451. STORY OF MALCOLM III. KING OF SCOTLAND. Having received an information, that one of his nobles had conceived a design against his life, he enjoined the strictest silence to the informer and took no notice of it himself, till the person accused of this execrable treason came to his court, in order to execute his intention. The next morning, he went to hunt with all the train of his courtiers, and when they were got into the deepest woods of the forest, drew that nobleman away from the rest of the company and spoke to him thus; 'Behold! we are here alone, armed and mounted alike. Nobody sees or hears us, or can give either of us aid against the other. If then you are a brave man, if you have courage and spirit, perform your purpose; accomplish the promise you have made to mine enemies. If you think, I ought to be killed by you, when can you do it better? when more opportunely? when more manfully?-Have you prepared poison for me? that is a womanish treason.-Or would you murder me in my bed?-an adulteress could do that.-Or have you hid a dagger to stab me secretly? that is the deed of a ruffian.-Rather act like a soldier: act like a man; and fight with me hand to hand: that your treason may at least be free from baseness.' At these words, the traitor, as if he

had been struck with a thunderbolt, fell at his feet and implored his pardon. 'Fear nothing: you shall not suffer any evil from me:' replied the king; and kept his word. GEORGE LORD LYTTELTON

452.

OF AGRICULTURE. Almost all Poets, except those who were not able to eat bread without the bounty of great men, that is, without what they could get by flattering of them, have not only withdrawn themselves from the vices and vanities of the grand world into the innocent happiness of a retired life: but have commended and adorned nothing so much by their ever-living poems. Hesiod was the first or second poet in the world, that remains yet extant (if Homer, as some think, preceded him, but I rather believe they were contemporaries), and he is the first writer too of the art of husbandry: he has contributed, says Columella, not a little to our profession: I suppose he means not a little honour, for the matter of his instructions is not very important: his great antiquity is visible through the gravity and simplicity of his style. The most acute of all his sayings concerns our purpose very much, and is couched in the reverend obscurity of an oracle. Πλέον ἥμισυ πάντος, the half is more than the whole. The occasion of the speech is this: His brother Perses had by corrupting some great Men (βασιλήας δωροpayovs, great bribe-eaters, he calls them) gotten from him the half of his estate. It is no matter, says he, they have not done me so much prejudice, as they imagine:

Νήπιοι οὐδ ̓ ἴσασιν ὅσῳ πλέον ἥμισυ πάντος,

οὐδ ̓ ὅσον ἐν μαλάχῃ τε καὶ ἀσφοδέλῳ μέγ' ὄνειαρ
κρύψαντες γὰρ ἔχουσι θεοὶ βίον ἀνθρώποισι.

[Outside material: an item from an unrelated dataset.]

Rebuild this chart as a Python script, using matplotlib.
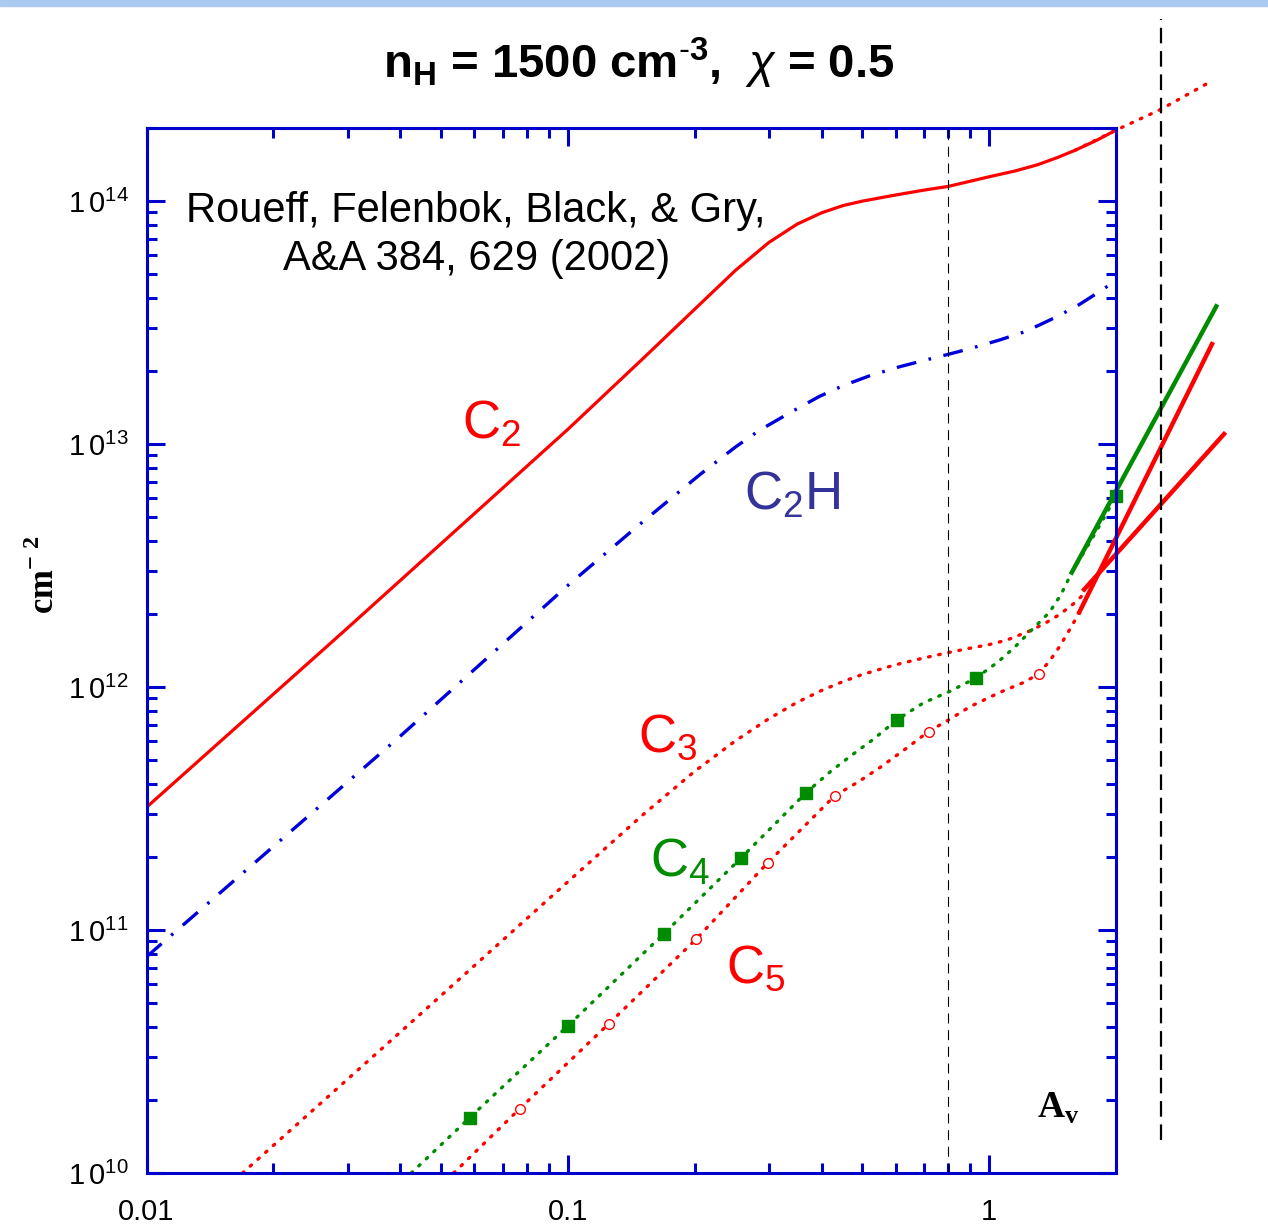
import numpy as np
import matplotlib.pyplot as plt
from matplotlib.patches import Rectangle
from matplotlib.ticker import FuncFormatter, LogLocator, NullFormatter

plt.rcParams['font.family'] = ['Liberation Sans', 'DejaVu Sans']
plt.rcParams['mathtext.fontset'] = 'custom'
plt.rcParams['mathtext.rm'] = 'Liberation Sans'
plt.rcParams['mathtext.it'] = 'Liberation Sans:italic'
plt.rcParams['mathtext.bf'] = 'Liberation Sans:bold'

# column densities (cm^-2) against visual extinction A_v
c2_av = [0.01, 0.03, 0.1, 0.15, 0.2, 0.25, 0.3, 0.35, 0.4, 0.45, 0.5, 0.6, 0.7,
         0.8, 1.0, 1.15, 1.3, 1.45, 1.6, 1.8, 2.0]
c2_n = [3.2e11, 1.75e12, 1.15e13, 2.23e13, 3.59e13, 5.19e13, 6.76e13, 8.04e13,
        8.95e13, 9.59e13, 1.0e14, 1.06e14, 1.11e14, 1.15e14, 1.26e14, 1.33e14,
        1.41e14, 1.51e14, 1.62e14, 1.78e14, 1.96e14]
c2_ext_av = [1.6, 2.0, 2.56, 3.37]
c2_ext_n = [1.62e14, 1.96e14, 2.39e14, 3.12e14]

c2h_av = [0.01, 0.0399, 0.1, 0.148, 0.206, 0.25, 0.285, 0.34, 0.395, 0.45, 0.52,
          0.612, 0.7, 0.791, 0.9, 1.057, 1.2, 1.315, 1.45, 1.635, 1.8, 1.93]
c2h_n = [7.76e10, 6.25e11, 2.62e12, 4.67e12, 7.5e12, 9.73e12, 1.14e13, 1.36e13,
         1.57e13, 1.74e13, 1.91e13, 2.08e13, 2.21e13, 2.33e13, 2.47e13, 2.68e13,
         2.88e13, 3.09e13, 3.35e13, 3.75e13, 4.17e13, 4.52e13]

c3_av = [0.0169, 0.0399, 0.1, 0.15, 0.2, 0.25, 0.3, 0.35, 0.4, 0.45, 0.5, 0.6,
         0.7, 0.8, 0.9, 1.0, 1.1, 1.24, 1.35, 1.47, 1.6, 1.70]
c3_n = [1.0e10, 3.78e10, 1.58e11, 2.96e11, 4.5e11, 6.01e11, 7.41e11, 8.65e11,
        9.68e11, 1.054e12, 1.127e12, 1.236e12, 1.318e12, 1.387e12, 1.445e12,
        1.496e12, 1.56e12, 1.694e12, 1.82e12, 1.99e12, 2.23e12, 2.47e12]

c4_av = [0.0425, 0.0585, 0.1, 0.169, 0.257, 0.368, 0.42, 0.47, 0.53, 0.605, 0.7,
         0.804, 0.931, 1.05, 1.15, 1.245, 1.39, 1.48, 1.57, 1.79, 2.0]
c4_n = [1.0e10, 1.69e10, 4.03e10, 9.66e10, 1.97e11, 3.68e11, 4.49e11, 5.22e11,
        6.08e11, 7.35e11, 8.63e11, 9.58e11, 1.09e12, 1.27e12, 1.46e12, 1.68e12,
        2.03e12, 2.4e12, 2.96e12, 4.33e12, 6.09e12]
c4_marks = [1, 2, 3, 4, 5, 9, 12, 20]

c5_av = [0.0536, 0.0769, 0.125, 0.202, 0.298, 0.43, 0.49, 0.55, 0.63, 0.718,
         0.804, 0.9, 1.057, 1.2, 1.31, 1.4, 1.47, 1.57, 1.636]
c5_n = [1.0e10, 1.84e10, 4.11e10, 9.2e10, 1.89e11, 3.57e11, 4.08e11, 4.66e11,
        5.53e11, 6.56e11, 7.35e11, 8.3e11, 9.49e11, 1.04e12, 1.13e12, 1.30e12,
        1.47e12, 1.78e12, 2.03e12]
c5_marks = [1, 2, 3, 4, 5, 9, 14]

# power-law continuations past the model edge
c4_fit_av = [1.57, 3.46]
c4_fit_n = [2.96e12, 3.69e13]
c5_fit_av = [1.636, 3.38]
c5_fit_n = [2.03e12, 2.58e13]
c3_fit_av = [1.68, 3.61]
c3_fit_n = [2.52e12, 1.10e13]

av_inner = 0.8
av_edge = 2.56

RED = '#ff0000'
GREEN = '#008c00'
BLUE = '#0000dd'
AXBLUE = '#0000cc'
NAVY = '#33339a'
DOT = (0, (0.5, 2.6))

W, H = 1268, 1226
fig = plt.figure(figsize=(W / 100, H / 100), dpi=100)
fig.patches.append(Rectangle((0, 1 - 6 / H), 1, 6 / H, transform=fig.transFigure,
                             color='#aacaf2', zorder=0))
ax = fig.add_axes([146.5 / W, 1 - 1173 / H, (1116 - 146.5) / W, (1173 - 128) / H])
ax.set_xscale('log')
ax.set_yscale('log')
ax.set_xlim(0.01, 2.0)
ax.set_ylim(1e10, 2e14)

ax.plot(c2_av, c2_n, color=RED, lw=2.3)
ax.plot(c2_ext_av, c2_ext_n, color=RED, lw=2.4, ls=DOT, dash_capstyle='round', clip_on=False)
ax.plot(c2h_av, c2h_n, color=BLUE, lw=2.4, ls=(0, (6, 3.8, 0.8, 3.8)))
ax.plot(c3_av, c3_n, color=RED, lw=2.4, ls=DOT, dash_capstyle='round')
ax.plot(c4_av, c4_n, color=GREEN, lw=2.4, ls=DOT, dash_capstyle='round',
        marker='s', ms=8, markevery=c4_marks, mfc=GREEN, mec=GREEN, clip_on=False)
ax.plot(c5_av, c5_n, color=RED, lw=2.4, ls=DOT, dash_capstyle='round',
        marker='o', ms=7, markevery=c5_marks, mfc='white', mec=RED, mew=1.0)

ax.plot(c4_fit_av, c4_fit_n, color=GREEN, lw=3.2, clip_on=False)
ax.plot(c5_fit_av, c5_fit_n, color=RED, lw=3.2, clip_on=False)
ax.plot(c3_fit_av, c3_fit_n, color=RED, lw=3.2, clip_on=False)

ax.plot([av_inner, av_inner], [1e10, 2e14], color='black', lw=0.8, ls=(0, (9, 6)))
ax.plot([av_edge, av_edge], [1.37e10, 5.6e14], color='black', lw=1.6,
        ls=(0, (7, 3.5)), clip_on=False)

for sp in ax.spines.values():
    sp.set_color(AXBLUE)
    sp.set_linewidth(2.2)
ax.tick_params(which='both', direction='in', top=True, right=True,
               color=AXBLUE, width=2.2, labelsize=21)
ax.tick_params(which='major', length=13)
ax.tick_params(which='minor', length=7)
ax.tick_params(axis='x', pad=18)
ax.tick_params(axis='y', pad=13)
ax.xaxis.set_major_formatter(FuncFormatter(lambda v, p: f'{v:g}'))
ax.xaxis.set_minor_formatter(NullFormatter())
ax.yaxis.set_major_locator(LogLocator(base=10, numticks=10))
ax.yaxis.set_major_formatter(
    FuncFormatter(lambda v, p: r'$\mathregular{1\,0^{%d}}$' % round(np.log10(v))))
ax.yaxis.set_minor_formatter(NullFormatter())

# species labels
lab = dict(fontsize=38, ha='left', va='baseline')
ax.text(0.056, 1.05e13, r'C$_\mathregular{2}$', color=RED, **lab)
ax.text(0.262, 5.4e12, r'C$_\mathregular{2}$H', color=NAVY, **lab)
ax.text(0.147, 5.4e11, r'C$_\mathregular{3}$', color=RED, **lab)
ax.text(0.157, 1.66e11, r'C$_\mathregular{4}$', color=GREEN, **lab)
ax.text(0.238, 6.1e10, r'C$_\mathregular{5}$', color=RED, **lab)

ax.text(0.340, 0.910, 'Roueff, Felenbok, Black, & Gry,', transform=ax.transAxes,
        ha='center', va='baseline', fontsize=30)
ax.text(0.340, 0.864, 'A&A 384, 629 (2002)', transform=ax.transAxes,
        ha='center', va='baseline', fontsize=30)

serif = ['Liberation Serif', 'DejaVu Serif']
ax.text(0.918, 0.053, r'A$_\mathregular{v}$', transform=ax.transAxes, ha='left',
        va='baseline', fontsize=27, fontweight='bold', family=serif)
fig.text(45 / W, 1 - 575 / H, r'cm$^\mathregular{-\ 2}$', rotation=90, ha='center',
         va='center', fontsize=25, fontweight='bold', family=serif)

fig.text(0.504, 1 - 78 / H,
         r'n$_\mathregular{H}$ = 1500 cm$^\mathregular{\text{-}3}$,  $\chi$ = 0.5',
         ha='center', va='baseline', fontsize=34, fontweight='bold')

fig.savefig('out.png', dpi=100)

This I conceive to have been honest Hesiod's meaning.

A. COWLEY

453. THE PRAISE OF A COUNTRY LIFE. The day itself (in my opinion) seems of more length and beauty in the country, and can be better enjoyed, than any where else. There the years pass away calmly; and one day gently drives on the other, insomuch, that a man may be sensible of a certain satiety and pleasure from every hour, and may be said to feed upon time itself, which devours all other things. And although those that are employed in the managing and ordering of their own estates in the country have, otherwise,

viz. by that very employment, much more pleasure and delights than a citizen can possibly have, yet verily so it is, that one day spent in the recess and privacy of the country, seems more pleasant and lasting than a whole year at court. Justly, then, and most deservingly, shall we account them most happy with whom the sun stays longest and lends a larger day. The husbandman is always up and drest with the morning, whose dawning light, at the same instant of time, breaks over all the fields and chaseth away the darkness (which would hinder his early labours) from every valley. If his day's task keep him late in the fields, yet night comes not so suddenly upon him, but he can return home with the evening-star. Whereas, in towns and populous cities, neither the day, nor the sun, nor a star, nor the season of the year, can be well perceived. All which, in the country, are manifestly seen and occasion a more exact care and observation of seasons, that their labours may be in their appointed time, and their rewards accordingly.

H. VAUGHAN

454. QUALIFICATION OF WOMEN FOR RULE. Yet although the desire of ruling is thus pernicious to feminine goodness, it by no means follows, that when Providence imposes the duty of ruling on a woman, she is to shrink from the responsibility. When the law of succession or the course of events throws dominion into a lady's hands, the same ordaining Power that makes the duty can qualify the person for its performance. There is no intellectual unfitness for sway in the sex: and whatever of moral or physical weakness may pertain to it, may be more than compensated by fineness of tact, purity of inclination and the strength of good resolve. Indeed, when we consider how few women have attained sovereignty, and how large a proportion of those few have been great sovereigns (we wish more of them had been good women), we might almost conjecture that the politic faculties of the women were greater than those of the men. But the apparent superiority arises from the greater necessity for exertion and circumspection which the sex imposes, and the impossibility of weak women, in dangerous junctures, keeping possession of the seat at all.